VENUE: Customs House, Level 2 Meeting Room
Ignoramus Anonymous is a support group for the ignorant, in other words, anyone and everyone. It’s a space to discuss anything that might cause you trouble or embarrassment, nag away at your conscience or generally puzzle you.
It could be an everyday quandary or something more complex. This is a safe space to ask questions, talk about your ignorance and receive support.
We’ve all felt the embarrassment that comes from being too afraid to ask the ‘dumb questions’, afraid to admit that we don’t know something.
Come along with a topic to discuss or simply sit in silence and take in the discussion – there’s no pressure to join in, it’s entirely up to you. Together we will revel in what we do not know, and what we do not know that we do not know.
This simple support group circle allows us all to explore our ignorance, bringing us closer to discovering democratic equality with one another, offering a form of intellectual emancipation and equality of intelligence in all.
This project has been assisted by the Australian Government through the Australia Council, its arts funding and advisory body, the C©pyright Agency Cultural Fund, The State Library of NSW, and Waverley Council.
Malcolm Whittaker
Malcolm Whittaker is a cis male from Sydney who works as an artist, writer, researcher and performer. He does this in solo pursuits, as a founding member of performance collective Team MESS and in collaborations with other artists and non-artists. His work is mostly made and executed through the engagement of participants and collaborators in the framing of play spaces that adopt social forms and rituals of popular culture and the everyday. His projects have taken the form of theatre and gallery situations, site-specific and public interventions, performance lectures, film shoots, phone calls, support groups, teeth brushing services, walks in the park, letters in the mail and the borrowing of books from the library.

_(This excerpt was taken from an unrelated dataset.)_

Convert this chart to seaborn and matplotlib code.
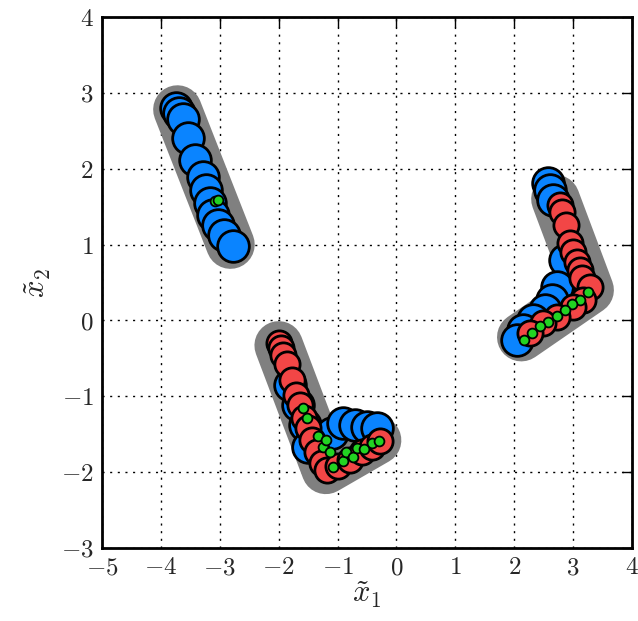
import numpy as np
import pandas as pd
import matplotlib
matplotlib.use("Agg")
import matplotlib.pyplot as plt
import seaborn as sns

# Guide paths drawn underneath each group of points
path_id = [0, 0, 1, 1, 1, 2, 2, 2]
path_x = [-3.72, -2.82, -2.00, -1.20, -0.33, 2.12, 3.28, 2.70]
path_y = [2.78, 1.00, -0.33, -1.97, -1.58, -0.22, 0.40, 1.60]

# Large blue points
blue_x = [-3.74, -3.69, -3.62, -3.54, -3.42, -3.29, -3.23, -3.17, -3.12, -3.03, -2.93, -2.78,
          -1.81, -1.67, -1.55, -1.50, -1.10, -0.91, -0.70, -0.50, -0.33,
          2.57, 2.61, 2.66, 2.86, 2.72, 2.64, 2.52, 2.32, 2.15, 2.05]
blue_y = [2.80, 2.74, 2.66, 2.41, 2.12, 1.89, 1.72, 1.55, 1.39, 1.26, 1.13, 0.98,
          -0.85, -1.11, -1.38, -1.67, -1.48, -1.35, -1.38, -1.40, -1.42,
          1.81, 1.72, 1.59, 0.80, 0.44, 0.27, 0.14, 0.01, -0.12, -0.26]

# Medium red points
red_x = [-2.00, -1.96, -1.93, -1.86, -1.77, -1.71, -1.64, -1.57, -1.50, -1.43, -1.35, -1.26, -1.18,
         -0.99, -0.79, -0.59, -0.42, -0.28,
         2.78, 2.81, 2.88, 2.95, 3.00, 3.06, 3.12, 3.15, 3.29, 3.17, 3.00, 2.72, 2.49, 2.27]
red_y = [-0.30, -0.36, -0.45, -0.58, -0.78, -0.98, -1.11, -1.28, -1.42, -1.57, -1.74, -1.88, -1.97,
         -1.92, -1.84, -1.74, -1.67, -1.59,
         1.52, 1.43, 1.26, 1.02, 0.90, 0.77, 0.67, 0.56, 0.44, 0.27, 0.18, 0.05, -0.03, -0.16]

# Small green points
green_x = [-3.08, -3.03,
           -1.59, -1.52, -1.33, -1.25, -1.20, -1.13, -1.08, -0.91, -0.86, -0.74, -0.67, -0.55, -0.42, -0.30,
           3.25, 3.12, 2.98, 2.86, 2.72, 2.57, 2.44, 2.30, 2.16]
green_y = [1.58, 1.59,
           -1.16, -1.28, -1.53, -1.67, -1.57, -1.73, -1.93, -1.85, -1.74, -1.80, -1.68, -1.70, -1.61, -1.59,
           0.38, 0.27, 0.21, 0.14, 0.06, -0.02, -0.08, -0.16, -0.26]

x_ticks = [-5, -4, -3, -2, -1, 0, 1, 2, 3, 4]
y_ticks = [-3, -2, -1, 0, 1, 2, 3, 4]

sns.set_style("white")
plt.rcParams["mathtext.fontset"] = "cm"
plt.rcParams["font.family"] = ["DejaVu Serif"]

paths = pd.DataFrame({"path": path_id, "x": path_x, "y": path_y})
points = pd.concat([
    pd.DataFrame({"x": blue_x, "y": blue_y, "kind": "blue"}),
    pd.DataFrame({"x": red_x, "y": red_y, "kind": "red"}),
    pd.DataFrame({"x": green_x, "y": green_y, "kind": "green"}),
], ignore_index=True)

fig = plt.figure(figsize=(6.38, 6.21), dpi=100)
ax = fig.add_axes([0.160, 0.1176, 0.8306, 0.855])

sns.lineplot(data=paths, x="x", y="y", units="path", estimator=None, sort=False,
             color="#808080", linewidth=35, solid_capstyle="round",
             solid_joinstyle="round", ax=ax, zorder=1)

palette = {"blue": "#0a84ff", "red": "#f24646", "green": "#22d322"}
sizes = {"blue": 520, "red": 330, "green": 50}
for kind in ["blue", "red", "green"]:
    sub = points[points["kind"] == kind]
    sns.scatterplot(data=sub, x="x", y="y", color=palette[kind], s=sizes[kind],
                    edgecolor="black", linewidth=2.0 if kind != "green" else 1.3,
                    ax=ax, zorder=2, legend=False)

ax.set_xlim(-5, 4)
ax.set_ylim(-3, 4)
ax.set_xticks(x_ticks)
ax.set_yticks(y_ticks)
ax.set_xticklabels([f"${v}$" for v in x_ticks], fontsize=18)
ax.set_yticklabels([f"${v}$" for v in y_ticks], fontsize=18)
ax.tick_params(direction="in", length=7, width=1, top=True, right=True,
               color="black", pad=6)
ax.grid(True, linestyle=(0, (1.5, 4)), color="black", linewidth=1)
ax.set_axisbelow(True)
for sp in ax.spines.values():
    sp.set_color("black")
    sp.set_linewidth(2)

ax.set_xlabel(r"$\tilde{x}_1$", fontsize=22, labelpad=0)
ax.set_ylabel(r"$\tilde{x}_2$", fontsize=22, labelpad=6)

fig.savefig("out.png", dpi=100)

He has made and presented work extensively across Australia, as well as in the UK and Finland. He has done so through a range of initiatives and organisations, including Performance Space (Sydney), Arts House (Melbourne), Museum of Contemporary Art (Sydney), State Library of NSW, The Wheeler Centre (Melbourne), Vitalstatistix (Adelaide), Perth Institute of Contemporary Arts, Campbelltown Arts Centre, ANTI Festival (Kuopio), Next Wave Festival (Melbourne), Proximity Festival (Perth), World Theatre Festival (Brisbane), Junction Arts Festival (Launceston), PACT (Sydney), Field Theory (Melbourne), Firstdraft Gallery (Sydney) and Frontyard Projects (Sydney). Malcolm is currently completing a PhD at The University of Wollongong, where he also works as a sessional teacher.